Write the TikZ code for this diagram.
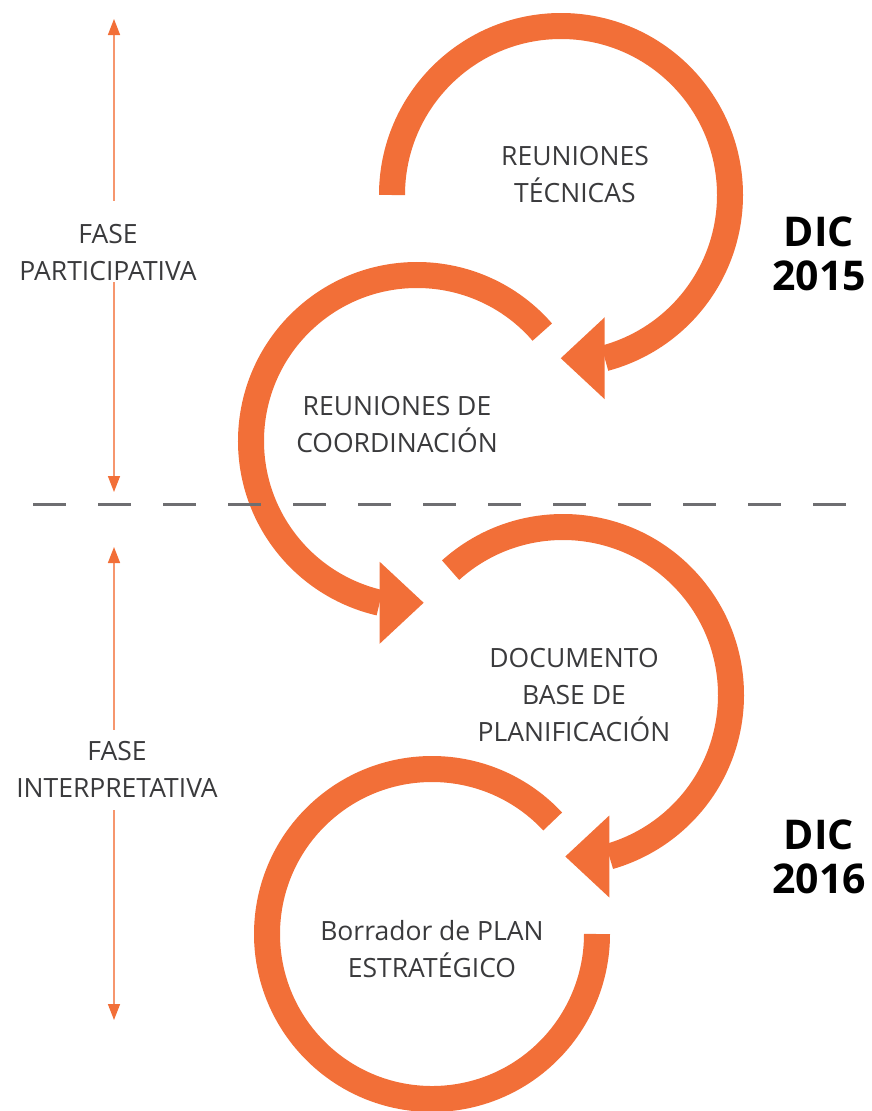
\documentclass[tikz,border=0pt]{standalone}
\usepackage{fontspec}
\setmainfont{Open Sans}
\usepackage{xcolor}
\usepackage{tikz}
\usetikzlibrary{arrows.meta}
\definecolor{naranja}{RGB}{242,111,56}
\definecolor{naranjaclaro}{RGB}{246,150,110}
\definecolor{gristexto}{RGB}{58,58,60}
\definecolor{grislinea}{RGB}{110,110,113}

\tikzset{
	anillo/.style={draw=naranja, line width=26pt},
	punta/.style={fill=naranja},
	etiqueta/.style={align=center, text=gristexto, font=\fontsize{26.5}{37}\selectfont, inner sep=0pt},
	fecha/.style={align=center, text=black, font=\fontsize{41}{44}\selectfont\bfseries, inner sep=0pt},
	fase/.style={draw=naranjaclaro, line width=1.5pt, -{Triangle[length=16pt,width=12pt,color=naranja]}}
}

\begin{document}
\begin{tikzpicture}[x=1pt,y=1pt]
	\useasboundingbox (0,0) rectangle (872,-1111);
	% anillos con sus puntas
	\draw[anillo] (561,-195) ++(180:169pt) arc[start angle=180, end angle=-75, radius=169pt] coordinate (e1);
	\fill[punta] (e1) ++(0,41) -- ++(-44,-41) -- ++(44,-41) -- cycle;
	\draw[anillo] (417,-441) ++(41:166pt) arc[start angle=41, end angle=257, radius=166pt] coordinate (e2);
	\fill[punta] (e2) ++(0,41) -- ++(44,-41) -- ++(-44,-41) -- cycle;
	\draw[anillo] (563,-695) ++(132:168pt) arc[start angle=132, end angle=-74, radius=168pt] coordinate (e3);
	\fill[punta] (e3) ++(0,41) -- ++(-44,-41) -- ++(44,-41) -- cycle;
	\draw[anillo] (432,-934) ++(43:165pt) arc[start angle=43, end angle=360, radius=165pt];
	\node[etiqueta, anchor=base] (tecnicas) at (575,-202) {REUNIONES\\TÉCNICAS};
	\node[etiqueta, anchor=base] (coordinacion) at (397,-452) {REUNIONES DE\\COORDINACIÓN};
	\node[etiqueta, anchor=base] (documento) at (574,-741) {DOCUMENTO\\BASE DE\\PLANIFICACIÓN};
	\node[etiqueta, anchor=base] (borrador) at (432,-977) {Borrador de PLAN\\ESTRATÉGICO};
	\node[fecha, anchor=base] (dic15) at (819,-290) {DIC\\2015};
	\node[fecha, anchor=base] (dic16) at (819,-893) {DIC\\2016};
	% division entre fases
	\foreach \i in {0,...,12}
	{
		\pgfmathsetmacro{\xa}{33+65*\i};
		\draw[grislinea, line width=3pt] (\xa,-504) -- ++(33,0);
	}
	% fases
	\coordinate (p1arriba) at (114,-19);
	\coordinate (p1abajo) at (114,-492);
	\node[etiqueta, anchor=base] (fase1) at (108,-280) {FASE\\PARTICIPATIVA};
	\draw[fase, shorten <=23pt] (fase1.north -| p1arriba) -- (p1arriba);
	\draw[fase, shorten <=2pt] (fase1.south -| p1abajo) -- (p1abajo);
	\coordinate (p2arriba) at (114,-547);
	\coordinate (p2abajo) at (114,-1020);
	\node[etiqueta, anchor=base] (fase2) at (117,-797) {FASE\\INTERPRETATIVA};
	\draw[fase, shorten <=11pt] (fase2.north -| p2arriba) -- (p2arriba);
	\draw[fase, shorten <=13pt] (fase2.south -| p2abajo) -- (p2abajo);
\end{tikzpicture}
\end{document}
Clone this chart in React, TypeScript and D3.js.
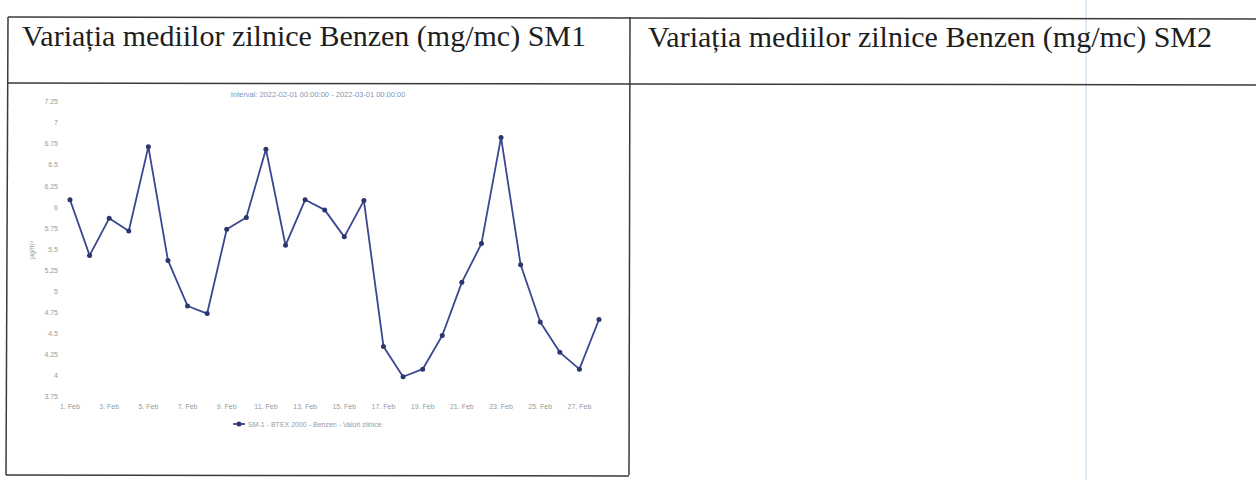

○ ○ ○ ○ ○ ○ ○

Reproduce every record above exactly, but leave out the pictures.

__Completed exercise__:
Write the TikZ code for this diagram.
\documentclass[tikz,border=0pt]{standalone}
\usepackage{fontspec}
\setmainfont{Open Sans}
\usepackage{xcolor}
\usepackage{tikz}
\usetikzlibrary{arrows.meta}
\definecolor{naranja}{RGB}{242,111,56}
\definecolor{naranjaclaro}{RGB}{246,150,110}
\definecolor{gristexto}{RGB}{58,58,60}
\definecolor{grislinea}{RGB}{110,110,113}

\tikzset{
	anillo/.style={draw=naranja, line width=26pt},
	punta/.style={fill=naranja},
	etiqueta/.style={align=center, text=gristexto, font=\fontsize{26.5}{37}\selectfont, inner sep=0pt},
	fecha/.style={align=center, text=black, font=\fontsize{41}{44}\selectfont\bfseries, inner sep=0pt},
	fase/.style={draw=naranjaclaro, line width=1.5pt, -{Triangle[length=16pt,width=12pt,color=naranja]}}
}

\begin{document}
\begin{tikzpicture}[x=1pt,y=1pt]
	\useasboundingbox (0,0) rectangle (872,-1111);
	% anillos con sus puntas
	\draw[anillo] (561,-195) ++(180:169pt) arc[start angle=180, end angle=-75, radius=169pt] coordinate (e1);
	\fill[punta] (e1) ++(0,41) -- ++(-44,-41) -- ++(44,-41) -- cycle;
	\draw[anillo] (417,-441) ++(41:166pt) arc[start angle=41, end angle=257, radius=166pt] coordinate (e2);
	\fill[punta] (e2) ++(0,41) -- ++(44,-41) -- ++(-44,-41) -- cycle;
	\draw[anillo] (563,-695) ++(132:168pt) arc[start angle=132, end angle=-74, radius=168pt] coordinate (e3);
	\fill[punta] (e3) ++(0,41) -- ++(-44,-41) -- ++(44,-41) -- cycle;
	\draw[anillo] (432,-934) ++(43:165pt) arc[start angle=43, end angle=360, radius=165pt];
	\node[etiqueta, anchor=base] (tecnicas) at (575,-202) {REUNIONES\\TÉCNICAS};
	\node[etiqueta, anchor=base] (coordinacion) at (397,-452) {REUNIONES DE\\COORDINACIÓN};
	\node[etiqueta, anchor=base] (documento) at (574,-741) {DOCUMENTO\\BASE DE\\PLANIFICACIÓN};
	\node[etiqueta, anchor=base] (borrador) at (432,-977) {Borrador de PLAN\\ESTRATÉGICO};
	\node[fecha, anchor=base] (dic15) at (819,-290) {DIC\\2015};
	\node[fecha, anchor=base] (dic16) at (819,-893) {DIC\\2016};
	% division entre fases
	\foreach \i in {0,...,12}
	{
		\pgfmathsetmacro{\xa}{33+65*\i};
		\draw[grislinea, line width=3pt] (\xa,-504) -- ++(33,0);
	}
	% fases
	\coordinate (p1arriba) at (114,-19);
	\coordinate (p1abajo) at (114,-492);
	\node[etiqueta, anchor=base] (fase1) at (108,-280) {FASE\\PARTICIPATIVA};
	\draw[fase, shorten <=23pt] (fase1.north -| p1arriba) -- (p1arriba);
	\draw[fase, shorten <=2pt] (fase1.south -| p1abajo) -- (p1abajo);
	\coordinate (p2arriba) at (114,-547);
	\coordinate (p2abajo) at (114,-1020);
	\node[etiqueta, anchor=base] (fase2) at (117,-797) {FASE\\INTERPRETATIVA};
	\draw[fase, shorten <=11pt] (fase2.north -| p2arriba) -- (p2arriba);
	\draw[fase, shorten <=13pt] (fase2.south -| p2abajo) -- (p2abajo);
\end{tikzpicture}
\end{document}
Clone this chart in React, TypeScript and D3.js.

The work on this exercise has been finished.